◆ SET PROBLEM ◆
Leaving out all pictures, reproduce the entries below exactly, from the first line through the line that contains "const PROF = 13;".

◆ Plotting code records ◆
◆ ◆ ◆ ◆
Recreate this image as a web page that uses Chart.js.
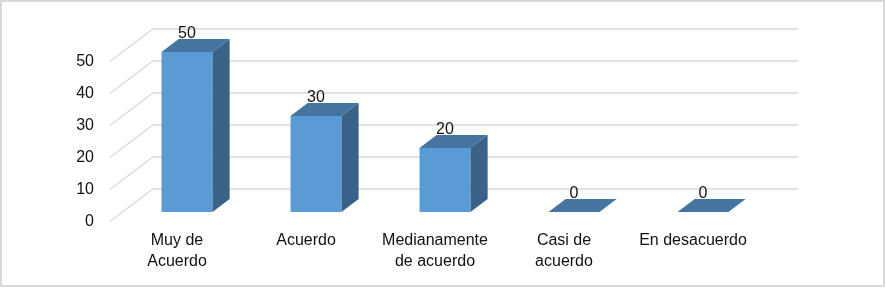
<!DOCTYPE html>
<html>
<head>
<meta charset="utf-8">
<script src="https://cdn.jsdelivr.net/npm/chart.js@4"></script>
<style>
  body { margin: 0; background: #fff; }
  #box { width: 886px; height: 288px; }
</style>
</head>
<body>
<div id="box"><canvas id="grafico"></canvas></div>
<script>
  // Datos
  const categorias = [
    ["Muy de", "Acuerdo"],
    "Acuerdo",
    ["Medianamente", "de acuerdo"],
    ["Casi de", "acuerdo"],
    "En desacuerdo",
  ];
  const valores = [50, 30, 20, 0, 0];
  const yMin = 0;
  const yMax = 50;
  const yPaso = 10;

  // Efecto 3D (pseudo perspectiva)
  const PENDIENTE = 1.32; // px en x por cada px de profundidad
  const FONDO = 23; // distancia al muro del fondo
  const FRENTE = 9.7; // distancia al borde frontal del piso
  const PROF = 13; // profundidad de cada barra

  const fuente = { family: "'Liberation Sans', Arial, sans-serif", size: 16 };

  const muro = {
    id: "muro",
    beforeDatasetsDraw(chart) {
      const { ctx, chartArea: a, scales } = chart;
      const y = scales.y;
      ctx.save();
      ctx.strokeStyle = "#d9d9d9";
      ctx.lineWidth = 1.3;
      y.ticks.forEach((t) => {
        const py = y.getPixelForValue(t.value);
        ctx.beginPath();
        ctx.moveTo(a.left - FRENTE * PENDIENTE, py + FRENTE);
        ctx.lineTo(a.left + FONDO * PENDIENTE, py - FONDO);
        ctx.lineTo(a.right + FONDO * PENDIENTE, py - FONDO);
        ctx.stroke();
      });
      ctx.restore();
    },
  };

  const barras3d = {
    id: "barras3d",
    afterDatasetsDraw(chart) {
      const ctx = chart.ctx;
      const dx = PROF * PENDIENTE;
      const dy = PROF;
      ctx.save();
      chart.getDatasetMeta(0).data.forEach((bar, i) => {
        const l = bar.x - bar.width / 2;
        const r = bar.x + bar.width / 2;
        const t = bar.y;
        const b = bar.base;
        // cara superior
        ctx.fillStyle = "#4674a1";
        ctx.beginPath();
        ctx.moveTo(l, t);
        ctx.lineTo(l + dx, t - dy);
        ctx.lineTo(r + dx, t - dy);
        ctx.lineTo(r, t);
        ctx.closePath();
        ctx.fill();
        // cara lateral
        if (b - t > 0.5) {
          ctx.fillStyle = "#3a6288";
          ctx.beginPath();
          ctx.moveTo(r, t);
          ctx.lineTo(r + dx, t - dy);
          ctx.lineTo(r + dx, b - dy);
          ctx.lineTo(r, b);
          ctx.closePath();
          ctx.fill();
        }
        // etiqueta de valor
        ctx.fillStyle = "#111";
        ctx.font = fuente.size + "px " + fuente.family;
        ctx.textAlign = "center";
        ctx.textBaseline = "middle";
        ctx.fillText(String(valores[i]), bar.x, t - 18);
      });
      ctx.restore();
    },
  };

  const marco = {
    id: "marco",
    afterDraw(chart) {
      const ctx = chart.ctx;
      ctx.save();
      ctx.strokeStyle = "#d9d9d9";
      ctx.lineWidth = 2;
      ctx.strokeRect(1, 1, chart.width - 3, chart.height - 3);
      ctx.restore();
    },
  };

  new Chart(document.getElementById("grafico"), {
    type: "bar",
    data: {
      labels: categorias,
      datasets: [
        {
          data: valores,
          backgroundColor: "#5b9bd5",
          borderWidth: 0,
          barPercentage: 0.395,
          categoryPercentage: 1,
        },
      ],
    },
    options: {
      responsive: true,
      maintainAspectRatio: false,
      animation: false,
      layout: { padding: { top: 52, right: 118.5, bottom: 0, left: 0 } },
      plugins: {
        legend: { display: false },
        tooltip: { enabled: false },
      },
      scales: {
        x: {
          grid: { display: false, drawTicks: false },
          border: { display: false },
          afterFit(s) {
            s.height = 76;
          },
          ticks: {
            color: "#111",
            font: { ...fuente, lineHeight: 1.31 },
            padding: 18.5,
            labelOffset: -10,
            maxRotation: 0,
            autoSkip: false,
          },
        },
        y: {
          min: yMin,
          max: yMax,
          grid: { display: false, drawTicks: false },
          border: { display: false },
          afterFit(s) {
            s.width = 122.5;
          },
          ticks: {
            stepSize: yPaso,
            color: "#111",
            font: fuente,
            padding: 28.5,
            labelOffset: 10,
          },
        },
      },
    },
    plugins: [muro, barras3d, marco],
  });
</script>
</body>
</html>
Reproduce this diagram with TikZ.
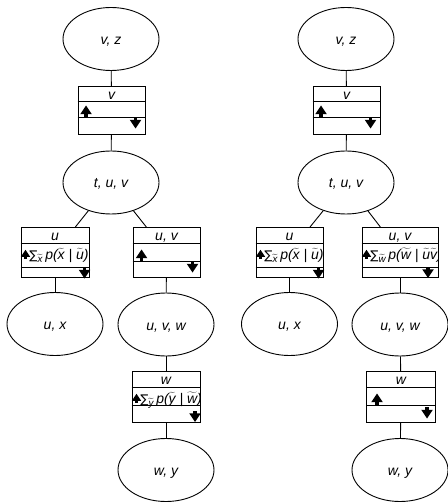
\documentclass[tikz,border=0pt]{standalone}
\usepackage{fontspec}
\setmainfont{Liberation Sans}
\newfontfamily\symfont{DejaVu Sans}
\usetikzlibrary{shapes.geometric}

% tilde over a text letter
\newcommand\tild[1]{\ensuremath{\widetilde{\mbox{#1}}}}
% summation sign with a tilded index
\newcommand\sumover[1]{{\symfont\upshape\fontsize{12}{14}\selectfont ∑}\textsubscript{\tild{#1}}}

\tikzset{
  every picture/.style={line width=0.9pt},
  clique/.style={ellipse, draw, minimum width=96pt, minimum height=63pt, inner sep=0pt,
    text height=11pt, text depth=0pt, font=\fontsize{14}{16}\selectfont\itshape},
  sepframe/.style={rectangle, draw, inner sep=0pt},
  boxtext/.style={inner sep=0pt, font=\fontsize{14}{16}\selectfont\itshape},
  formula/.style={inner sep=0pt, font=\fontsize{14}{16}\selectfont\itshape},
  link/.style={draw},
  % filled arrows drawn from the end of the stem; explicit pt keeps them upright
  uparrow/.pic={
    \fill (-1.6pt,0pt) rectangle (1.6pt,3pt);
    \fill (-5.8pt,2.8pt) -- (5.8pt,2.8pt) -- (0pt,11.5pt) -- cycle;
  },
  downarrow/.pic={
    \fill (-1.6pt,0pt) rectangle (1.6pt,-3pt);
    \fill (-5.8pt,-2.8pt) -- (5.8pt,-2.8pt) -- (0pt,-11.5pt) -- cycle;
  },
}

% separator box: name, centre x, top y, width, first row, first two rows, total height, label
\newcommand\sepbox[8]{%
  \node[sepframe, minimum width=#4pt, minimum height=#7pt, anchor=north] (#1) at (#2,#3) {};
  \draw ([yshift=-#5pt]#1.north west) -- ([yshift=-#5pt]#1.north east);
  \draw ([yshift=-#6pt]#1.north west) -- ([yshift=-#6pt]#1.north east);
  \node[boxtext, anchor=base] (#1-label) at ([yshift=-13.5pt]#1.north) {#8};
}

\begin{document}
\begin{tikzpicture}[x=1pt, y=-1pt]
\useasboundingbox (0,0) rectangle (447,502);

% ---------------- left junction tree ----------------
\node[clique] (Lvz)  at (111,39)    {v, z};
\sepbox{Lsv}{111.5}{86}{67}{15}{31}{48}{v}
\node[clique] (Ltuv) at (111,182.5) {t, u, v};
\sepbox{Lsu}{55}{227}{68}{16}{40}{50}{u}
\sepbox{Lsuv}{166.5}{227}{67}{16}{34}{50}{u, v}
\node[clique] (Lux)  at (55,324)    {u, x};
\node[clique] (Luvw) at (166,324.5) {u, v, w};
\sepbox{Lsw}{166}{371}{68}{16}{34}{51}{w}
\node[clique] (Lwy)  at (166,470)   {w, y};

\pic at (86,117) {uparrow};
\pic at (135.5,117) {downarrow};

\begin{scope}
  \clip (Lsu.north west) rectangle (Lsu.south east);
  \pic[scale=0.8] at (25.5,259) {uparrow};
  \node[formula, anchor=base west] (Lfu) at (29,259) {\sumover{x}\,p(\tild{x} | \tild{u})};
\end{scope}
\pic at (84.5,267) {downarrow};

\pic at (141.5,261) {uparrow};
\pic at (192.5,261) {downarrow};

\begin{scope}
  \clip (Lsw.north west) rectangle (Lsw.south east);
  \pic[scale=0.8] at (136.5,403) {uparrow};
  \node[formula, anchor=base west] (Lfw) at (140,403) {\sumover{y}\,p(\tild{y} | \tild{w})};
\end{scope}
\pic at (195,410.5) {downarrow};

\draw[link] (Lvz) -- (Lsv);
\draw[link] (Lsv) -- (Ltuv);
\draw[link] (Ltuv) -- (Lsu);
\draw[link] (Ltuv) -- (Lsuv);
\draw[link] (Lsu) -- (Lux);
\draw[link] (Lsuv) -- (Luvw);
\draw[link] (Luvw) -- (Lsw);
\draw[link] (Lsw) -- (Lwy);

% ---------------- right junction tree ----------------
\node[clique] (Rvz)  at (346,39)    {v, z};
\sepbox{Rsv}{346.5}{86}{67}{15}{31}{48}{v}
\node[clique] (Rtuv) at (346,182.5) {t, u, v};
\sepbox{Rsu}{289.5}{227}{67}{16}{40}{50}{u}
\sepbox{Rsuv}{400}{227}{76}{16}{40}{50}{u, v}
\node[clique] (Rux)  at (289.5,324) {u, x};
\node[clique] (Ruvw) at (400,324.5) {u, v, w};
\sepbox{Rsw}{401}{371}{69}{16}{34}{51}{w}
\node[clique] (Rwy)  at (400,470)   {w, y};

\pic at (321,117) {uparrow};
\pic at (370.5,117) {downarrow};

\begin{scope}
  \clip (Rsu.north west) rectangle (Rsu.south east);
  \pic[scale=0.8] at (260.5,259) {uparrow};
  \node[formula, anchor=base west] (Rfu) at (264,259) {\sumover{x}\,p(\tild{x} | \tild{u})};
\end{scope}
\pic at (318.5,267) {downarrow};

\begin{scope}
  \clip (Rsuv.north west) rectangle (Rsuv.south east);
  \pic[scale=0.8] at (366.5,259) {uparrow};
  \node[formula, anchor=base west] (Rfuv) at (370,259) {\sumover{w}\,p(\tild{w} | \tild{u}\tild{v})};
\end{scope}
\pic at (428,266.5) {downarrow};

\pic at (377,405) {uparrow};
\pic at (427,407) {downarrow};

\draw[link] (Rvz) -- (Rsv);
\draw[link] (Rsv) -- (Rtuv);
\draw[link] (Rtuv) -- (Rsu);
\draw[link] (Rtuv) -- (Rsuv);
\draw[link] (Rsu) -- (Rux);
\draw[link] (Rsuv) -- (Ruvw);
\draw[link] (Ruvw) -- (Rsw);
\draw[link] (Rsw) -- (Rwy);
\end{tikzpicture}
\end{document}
◆ ◆ ◆ ◆
◆ SOLUTION TO THIS EXERCISE ◆
Recreate this image as a web page that uses Chart.js.
<!DOCTYPE html>
<html>
<head>
<meta charset="utf-8">
<script src="https://cdn.jsdelivr.net/npm/chart.js@4"></script>
<style>
  body { margin: 0; background: #fff; }
  #box { width: 886px; height: 288px; }
</style>
</head>
<body>
<div id="box"><canvas id="grafico"></canvas></div>
<script>
  // Datos
  const categorias = [
    ["Muy de", "Acuerdo"],
    "Acuerdo",
    ["Medianamente", "de acuerdo"],
    ["Casi de", "acuerdo"],
    "En desacuerdo",
  ];
  const valores = [50, 30, 20, 0, 0];
  const yMin = 0;
  const yMax = 50;
  const yPaso = 10;

  // Efecto 3D (pseudo perspectiva)
  const PENDIENTE = 1.32; // px en x por cada px de profundidad
  const FONDO = 23; // distancia al muro del fondo
  const FRENTE = 9.7; // distancia al borde frontal del piso
  const PROF = 13; // profundidad de cada barra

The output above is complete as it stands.